Beautiful blanket of light vs the sissy-pansy hotspots of dim light and even dimmer spill of the stock halogens, fairly steep cutoff so no blinding oncoming drivers (never once got flashed), and even drawing twice the current was so worth it in terms of visibility.

They beat the crap out of even today’s “precision” headlights.

And someone being a jackass in front of you? Just light ’em up with >500W of raw halogen power. :smiling_imp:

Today, I’m using H11s and want to do the H9 conversion. to squeeze some more lemons out of them.

Dunno if I’d try LEDs, as I want to keep the weatherproofing caps on the back of the housings.
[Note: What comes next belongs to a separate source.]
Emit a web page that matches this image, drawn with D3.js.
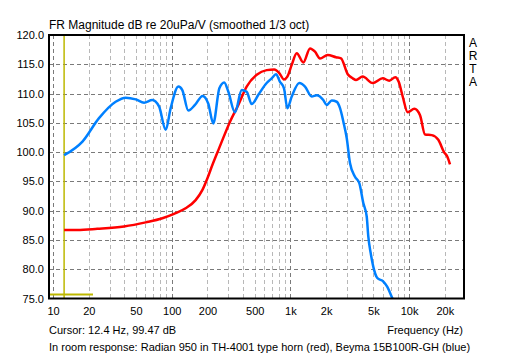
<!DOCTYPE html>
<html>
<head>
<meta charset="utf-8">
<script src="https://cdn.jsdelivr.net/npm/d3@7.9.0/dist/d3.min.js"></script>
<style>
  body { margin: 0; background: #fff; }
  svg text { font-family: Arial, "Liberation Sans", sans-serif; font-size: 11px; fill: #000; }
</style>
</head>
<body>
<div id="chart"></div>
<script>
// blue: Beyma 15B100R-GH
const blueFreq = [12.4, 17.7, 24.4, 33.7, 41, 49.8, 58.5, 68.6, 78.2, 89, 98, 113.8, 122.8, 138, 157, 182, 203, 224, 252, 277, 300, 341, 389, 428, 472, 537, 631, 695, 756, 817, 883, 942, 1026, 1189, 1327, 1511, 1666, 1892, 2021, 2228, 2455, 2618, 2793, 2981, 3178, 3500, 3805, 4112, 4393, 4530, 4750, 4994, 5395, 6067, 6552, 7132, 7500];
const blueDb = [99.47, 101.8, 105.8, 108.6, 109.3, 109.0, 108.45, 108.9, 107.8, 103.8, 107.5, 111.2, 110.6, 107.1, 108.05, 109.6, 108.3, 104.9, 110.9, 111.9, 110.3, 106.8, 110.6, 110.3, 108.2, 109.8, 111.8, 112.6, 113.3, 112.0, 110.9, 107.5, 109.5, 111.8, 111.2, 109.5, 109.7, 108.9, 108.05, 108.8, 108.6, 107.5, 105.2, 102.4, 98.1, 95.8, 94.7, 91.3, 89.0, 85.6, 82.7, 80.4, 78.5, 77.9, 77.0, 75.3, 74.3];

// red: Radian 950 in TH-4001 horn
const redFreq = [12.4, 16, 23.6, 39.6, 60.4, 83.4, 104.5, 131, 159, 181, 199.6, 220, 250, 310, 364, 428, 520, 631, 731, 806, 883, 942, 1026, 1130, 1285, 1463, 1611, 1775, 2061, 2421, 2667, 3040, 3350, 3573, 4064, 4931, 5986, 6808, 7655, 8172, 8830, 9730, 11070, 12360, 13620, 15500, 17620, 19670, 21000, 22100];
const redDb = [86.7, 86.7, 86.9, 87.3, 88.0, 88.7, 89.45, 90.4, 91.8, 93.5, 95.5, 97.8, 100.6, 105.2, 108.05, 111.2, 113.2, 114.0, 114.1, 113.5, 112.4, 112.9, 114.9, 116.9, 115.3, 117.7, 117.15, 116.0, 116.6, 116.2, 116.0, 113.3, 112.6, 112.3, 112.9, 111.8, 112.6, 112.2, 112.8, 112.0, 109.5, 106.8, 107.4, 106.3, 103.0, 102.9, 102.1, 100.0, 99.2, 97.9];

const xTicks = [10, 20, 50, 100, 200, 500, 1000, 2000, 5000, 10000, 20000];
const xTickLabels = ["10", "20", "50", "100", "200", "500", "1k", "2k", "5k", "10k", "20k"];
const yTicks = [75, 80, 85, 90, 95, 100, 105, 110, 115, 120];
const gridFreqs = [10, 20, 30, 40, 50, 60, 70, 80, 90, 100, 200, 300, 400, 500, 600, 700, 800, 900,
  1000, 2000, 3000, 4000, 5000, 6000, 7000, 8000, 9000, 10000, 20000];
const decades = [10, 100, 1000, 10000];
const cursorFreq = 12.4;
const cursorDb = 99.47;

const W = 512, H = 358;
const L = 49, R = 464, T = 35, B = 298.5;

const svg = d3.select('#chart').append('svg')
  .attr('width', W).attr('height', H);

const x = d3.scaleLog().domain([9.25, 29000]).range([L, R]);
const y = d3.scaleLinear().domain([75, 120]).range([B, T]);

svg.append('defs').append('clipPath').attr('id', 'plot')
  .append('rect').attr('x', L).attr('y', T).attr('width', R - L).attr('height', B - T);

// grid
const grid = svg.append('g');
grid.selectAll('line.v').data(gridFreqs).join('line')
  .attr('x1', d => Math.round(x(d)) + 0.5).attr('x2', d => Math.round(x(d)) + 0.5)
  .attr('y1', T).attr('y2', B)
  .attr('stroke', d => decades.includes(d) ? '#7a7a7a' : '#b8b8b8')
  .attr('stroke-dasharray', '4,3');
grid.selectAll('line.h').data(yTicks.slice(1, -1)).join('line')
  .attr('x1', L).attr('x2', R)
  .attr('y1', d => Math.round(y(d)) + 0.5).attr('y2', d => Math.round(y(d)) + 0.5)
  .attr('stroke', '#7a7a7a')
  .attr('stroke-dasharray', '4,3');

// cursor
const cur = svg.append('g').attr('stroke', '#bdb800');
cur.append('line').attr('x1', x(cursorFreq)).attr('x2', x(cursorFreq))
  .attr('y1', T).attr('y2', B).attr('stroke-width', 1.5);
cur.append('line').attr('x1', L).attr('x2', 93)
  .attr('y1', B - 4).attr('y2', B - 4).attr('stroke-width', 2);

// curves
const line = d3.line().x(d => x(d[0])).y(d => y(d[1])).curve(d3.curveMonotoneX);
const plot = svg.append('g').attr('clip-path', 'url(#plot)');
plot.append('path').datum(d3.zip(redFreq, redDb))
  .attr('d', line).attr('fill', 'none').attr('stroke', '#ff0000').attr('stroke-width', 2.5);
plot.append('path').datum(d3.zip(blueFreq, blueDb))
  .attr('d', line).attr('fill', 'none').attr('stroke', '#0080ff').attr('stroke-width', 2.5);

// frame
svg.append('rect').attr('x', L).attr('y', T).attr('width', R - L).attr('height', B - T)
  .attr('fill', 'none').attr('stroke', '#000').attr('stroke-width', 2);

// axes labels
const yAxis = svg.append('g').attr('transform', `translate(${L},0)`)
  .call(d3.axisLeft(y).tickValues(yTicks).tickSize(0).tickPadding(5).tickFormat(d3.format('.1f')));
const xAxis = svg.append('g').attr('transform', `translate(0,${B})`)
  .call(d3.axisBottom(x).tickValues(xTicks).tickSize(0).tickPadding(9)
    .tickFormat((d, i) => xTickLabels[i]));
[yAxis, xAxis].forEach(a => {
  a.select('.domain').remove();
  a.selectAll('text').attr('font-family', 'Arial, "Liberation Sans", sans-serif')
    .attr('font-size', 11).attr('fill', '#000');
});

svg.append('text').attr('x', L).attr('y', 29).style('font-size', '12px')
  .text('FR Magnitude dB re 20uPa/V (smoothed 1/3 oct)');
svg.append('g').selectAll('text').data(['A', 'R', 'T', 'A']).join('text')
  .attr('x', 473).attr('y', (d, i) => 47 + i * 13.1).attr('text-anchor', 'middle')
  .style('font-size', '12px').text(d => d);
svg.append('text').attr('x', L).attr('y', 334)
  .text(`Cursor: ${cursorFreq} Hz, ${cursorDb} dB`);
svg.append('text').attr('x', 463).attr('y', 334).attr('text-anchor', 'end')
  .text('Frequency (Hz)');
svg.append('text').attr('x', L).attr('y', 351)
  .text('In room response: Radian 950 in TH-4001 type horn (red), Beyma 15B100R-GH (blue)');
</script>
</body>
</html>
Depending on the weather you have there, you might want to consider that aspect.

Just watched this video and it’s quite informative:

Here is a side by side of my work van on dipped beam with a colleagues, identical models apart from his is a year newer and did have better OEM than mine.
On mine the bulbs are feed via an ECU not direct feed of 12v line so if I flash someone the main beam comes on then stays on for around 2 seconds before going off the later van doesn’t do this and has slightly more output than mine had.

Looking at the two the LED is much cooler with a very similar beam pattern but with more of a hotspot to the beam in front of the van.

I am from England which is why the beam is going to the left for RHD cars.